Of course it helps that this is a perfectly constructed pop song complete with a verse/chorus/verse/chorus/solo/chorus/end setup, and with just enough tripped out lysergic goodness sprinkled in around the edges to have The Floyd’s freak scene card fully stamped. An extra shoutout is in order here for Rick Wright, the quiet Floyd keyboard man, who provides those pristine McCartney harmonies on the “Laaaayyynnneeee” of the chorus that really kick this can far into the realm of the smash pop hit.

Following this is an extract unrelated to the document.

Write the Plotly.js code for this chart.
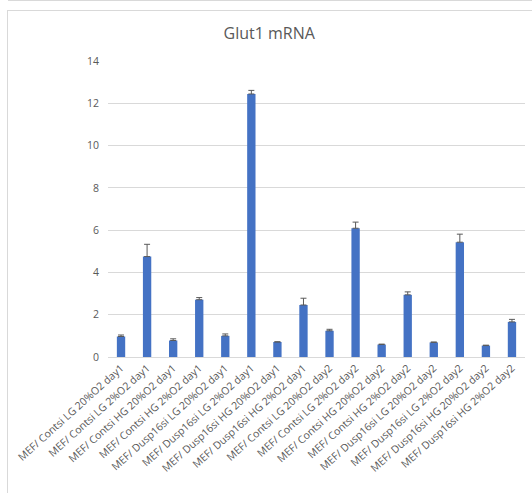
<!DOCTYPE html>
<html>
<head>
<meta charset="utf-8">
<script src="https://cdn.plot.ly/plotly-3.0.1.min.js"></script>
<style>
  html, body { margin: 0; padding: 0; background: #fff; }
  #wrap { position: relative; width: 532px; height: 493px; overflow: hidden; }
  #chart { position: absolute; left: 0; top: 0; width: 532px; height: 493px; }
  .ln { position: absolute; background: #d9d9d9; }
</style>
</head>
<body>
<div id="wrap">
  <div id="chart"></div>
  <div class="ln" style="left:8px; top:0px; width:524px; height:1px;"></div>
  <div class="ln" style="left:7px; top:10px; width:525px; height:1px;"></div>
  <div class="ln" style="left:7px; top:10px; width:1px; height:483px;"></div>
</div>
<script>
const categories = [
  "MEF/ Contsi LG 20%O2 day1",
  "MEF/ Contsi LG 2%O2 day1",
  "MEF/ Contsi HG 20%O2 day1",
  "MEF/ Contsi HG 2%O2 day1",
  "MEF/ Dusp16si LG 20%O2 day1",
  "MEF/ Dusp16si LG 2%O2 day1",
  "MEF/ Dusp16si HG 20%O2 day1",
  "MEF/ Dusp16si HG 2%O2 day1",
  "MEF/ Contsi LG 20%O2 day2",
  "MEF/ Contsi LG 2%O2 day2",
  "MEF/ Contsi HG 20%O2 day2",
  "MEF/ Contsi HG 2%O2 day2",
  "MEF/ Dusp16si LG 20%O2 day2",
  "MEF/ Dusp16si LG 2%O2 day2",
  "MEF/ Dusp16si HG 20%O2 day2",
  "MEF/ Dusp16si HG 2%O2 day2"
];
const glut1 = [0.97, 4.75, 0.78, 2.71, 1.0, 12.44, 0.71, 2.46, 1.24, 6.09, 0.59, 2.94, 0.69, 5.43, 0.54, 1.66];
const errPlus = [0.07, 0.58, 0.08, 0.1, 0.09, 0.17, 0.01, 0.32, 0.07, 0.29, 0.02, 0.14, 0.02, 0.38, 0.02, 0.12];
const yTicks = [0, 2, 4, 6, 8, 10, 12, 14];

const trace = {
  type: 'bar',
  x: categories,
  y: glut1,
  marker: { color: '#4472C4' },
  error_y: { type: 'data', symmetric: false, array: errPlus, arrayminus: errPlus.map(() => 0), color: '#595959', thickness: 1, width: 3 },
  hoverinfo: 'none'
};

const layout = {
  width: 532, height: 493,
  margin: { l: 108, r: 7, t: 61, b: 136 },
  paper_bgcolor: 'rgba(0,0,0,0)',
  plot_bgcolor: 'rgba(0,0,0,0)',
  bargap: 0.68,
  showlegend: false,
  font: { family: 'Open Sans, Noto Sans, sans-serif', color: '#595959' },
  title: {
    text: 'Glut1 mRNA',
    font: { size: 16, color: '#595959', family: 'Open Sans, Noto Sans, sans-serif' },
    x: 0.506, xref: 'container', xanchor: 'center',
    y: 1 - 33 / 493, yref: 'container', yanchor: 'middle'
  },
  xaxis: {
    type: 'category',
    tickangle: -42,
    tickfont: { size: 10.5, color: '#595959' },
    showgrid: false,
    showline: true, linecolor: '#d9d9d9', linewidth: 1,
    ticks: '', fixedrange: true
  },
  yaxis: {
    range: [0, 14],
    tickvals: yTicks,
    ticktext: yTicks.map(String),
    tickfont: { size: 10.5, color: '#595959' },
    showgrid: true, gridcolor: '#d9d9d9', gridwidth: 1,
    zeroline: false, showline: false,
    ticks: '', ticklabelstandoff: 8, fixedrange: true
  }
};

Plotly.newPlot('chart', [trace], layout, { staticPlot: true, displayModeBar: false });
</script>
</body>
</html>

With “Arnold Layne” this fine arts man moonlighting as a musician manages to have a laugh at the expense of the listening public, the aural equivalent of smuggling a Klimt into the tourist museum disguised as a Vermeer. It’s one of the strangest songs to ever hit the UK Top 20, and what makes it brilliant is that it doesn’t seem so strange even on repeated listens. It takes a deeper examination to realize just how weird and unsettling the track is, and the critical dissection of pop songs just isn’t a thing that was done in early 1967. Instead, the strangeness of “Arnold Layne” hit those in the know on a visceral level, an “ah ha!” moment when everything clicked, and it was within this eureka realm that Syd Barrett the songwriter set up basecamp to blow minds to charred cinders over the next four technicolor years.